▸ **JOB**
Without including any images, repeat the data exactly.

SOURCE EXCERPT start

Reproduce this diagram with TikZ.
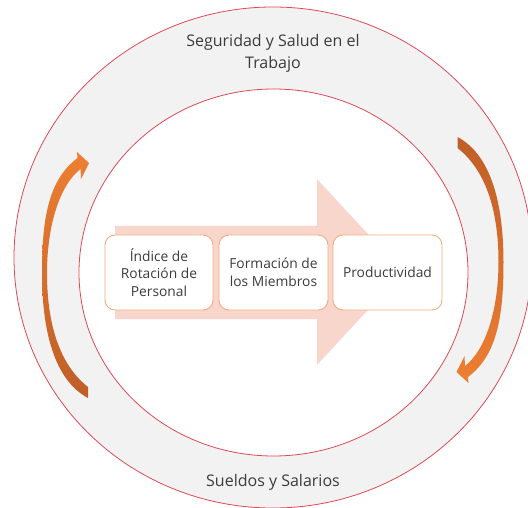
\documentclass[tikz,border=0pt]{standalone}
\usepackage{fontspec}
\setmainfont{Open Sans}
\definecolor{ringfill}{HTML}{F2F2F2}
\definecolor{ringred}{HTML}{DC4A55}
\definecolor{peach}{HTML}{F8D6CB}
\definecolor{boxline}{HTML}{F2AC80}
\definecolor{txt}{HTML}{3C3C3C}
\definecolor{arrbright}{HTML}{EE7F32}
\definecolor{arrdark}{HTML}{BE5E27}
\begin{document}
\begin{tikzpicture}[x=1pt,y=-1pt,
  ring/.style={fill=ringfill, draw=ringred, line width=0.8pt},
  inner/.style={fill=white, draw=ringred, line width=0.8pt},
  stepbox/.style={draw=boxline, fill=white, line width=0.9pt, rounded corners=10pt,
    minimum width=108pt, minimum height=75pt, inner sep=2pt, align=center,
    text=txt, font=\fontsize{13.8}{17.5}\selectfont},
  ringtext/.style={text=txt, align=center, font=\fontsize{16}{22}\selectfont, inner sep=0pt}]
\useasboundingbox (0,0) rectangle (528,508);
\clip (0,0) rectangle (528,508);
% rings
\path[ring] (273,257.5) ellipse [x radius=259, y radius=250.5];
\path[inner] (273.5,272.5) ellipse [x radius=194.5, y radius=183.5];
% ring labels
\node[ringtext] (top) at (273,53) {Seguridad y Salud en el\\Trabajo};
\node[ringtext] (bottom) at (273,482) {Sueldos y Salarios};
% big background arrow
\fill[peach] (115,226) -- (317,226) -- (317,179) -- (403,272) -- (317,365) -- (317,319) -- (115,319) -- cycle;
% boxes
\node[stepbox] (b1) at (159,272.5) {Índice de\\Rotación de\\Personal};
\node[stepbox, minimum width=109pt] (b2) at (273.5,272.5) {Formación de\\los Miembros};
\node[stepbox, minimum width=109pt] (b3) at (387.5,272.5) {Productividad};
% left curved arrow (tail at bottom, head at top)
\shade[top color=arrbright, bottom color=arrdark]
  (88,398) .. controls (54,380) and (42,330) .. (42,273)
  .. controls (42,220) and (48,180) .. (77.5,158)
  -- (77,152) -- (89,163) -- (81,179) -- (80.5,169)
  .. controls (60,185) and (47,225) .. (47,273)
  .. controls (47,325) and (60,365) .. (88,387) -- cycle;
% right curved arrow (tail at top, head at bottom)
\shade[top color=arrdark, bottom color=arrbright]
  (457.5,137) .. controls (491.5,155) and (503.5,205) .. (503.5,262)
  .. controls (503.5,315) and (497.5,355) .. (468,377)
  -- (468.5,383) -- (456.5,372) -- (464.5,356) -- (465,366)
  .. controls (485.5,350) and (498.5,310) .. (498.5,262)
  .. controls (498.5,210) and (485.5,170) .. (457.5,148) -- cycle;
\end{tikzpicture}
\end{document}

SOURCE EXCERPT end

▸ **SOLVED PROBLEM**
Reproduce this diagram with TikZ.
\documentclass[tikz,border=0pt]{standalone}
\usepackage{fontspec}
\setmainfont{Open Sans}
\definecolor{ringfill}{HTML}{F2F2F2}
\definecolor{ringred}{HTML}{DC4A55}
\definecolor{peach}{HTML}{F8D6CB}
\definecolor{boxline}{HTML}{F2AC80}
\definecolor{txt}{HTML}{3C3C3C}
\definecolor{arrbright}{HTML}{EE7F32}
\definecolor{arrdark}{HTML}{BE5E27}
\begin{document}
\begin{tikzpicture}[x=1pt,y=-1pt,
  ring/.style={fill=ringfill, draw=ringred, line width=0.8pt},
  inner/.style={fill=white, draw=ringred, line width=0.8pt},
  stepbox/.style={draw=boxline, fill=white, line width=0.9pt, rounded corners=10pt,
    minimum width=108pt, minimum height=75pt, inner sep=2pt, align=center,
    text=txt, font=\fontsize{13.8}{17.5}\selectfont},
  ringtext/.style={text=txt, align=center, font=\fontsize{16}{22}\selectfont, inner sep=0pt}]
\useasboundingbox (0,0) rectangle (528,508);
\clip (0,0) rectangle (528,508);
% rings
\path[ring] (273,257.5) ellipse [x radius=259, y radius=250.5];
\path[inner] (273.5,272.5) ellipse [x radius=194.5, y radius=183.5];
% ring labels
\node[ringtext] (top) at (273,53) {Seguridad y Salud en el\\Trabajo};
\node[ringtext] (bottom) at (273,482) {Sueldos y Salarios};
% big background arrow
\fill[peach] (115,226) -- (317,226) -- (317,179) -- (403,272) -- (317,365) -- (317,319) -- (115,319) -- cycle;
% boxes
\node[stepbox] (b1) at (159,272.5) {Índice de\\Rotación de\\Personal};
\node[stepbox, minimum width=109pt] (b2) at (273.5,272.5) {Formación de\\los Miembros};
\node[stepbox, minimum width=109pt] (b3) at (387.5,272.5) {Productividad};
% left curved arrow (tail at bottom, head at top)
\shade[top color=arrbright, bottom color=arrdark]
  (88,398) .. controls (54,380) and (42,330) .. (42,273)
  .. controls (42,220) and (48,180) .. (77.5,158)
  -- (77,152) -- (89,163) -- (81,179) -- (80.5,169)
  .. controls (60,185) and (47,225) .. (47,273)
  .. controls (47,325) and (60,365) .. (88,387) -- cycle;
% right curved arrow (tail at top, head at bottom)
\shade[top color=arrdark, bottom color=arrbright]
  (457.5,137) .. controls (491.5,155) and (503.5,205) .. (503.5,262)
  .. controls (503.5,315) and (497.5,355) .. (468,377)
  -- (468.5,383) -- (456.5,372) -- (464.5,356) -- (465,366)
  .. controls (485.5,350) and (498.5,310) .. (498.5,262)
  .. controls (498.5,210) and (485.5,170) .. (457.5,148) -- cycle;
\end{tikzpicture}
\end{document}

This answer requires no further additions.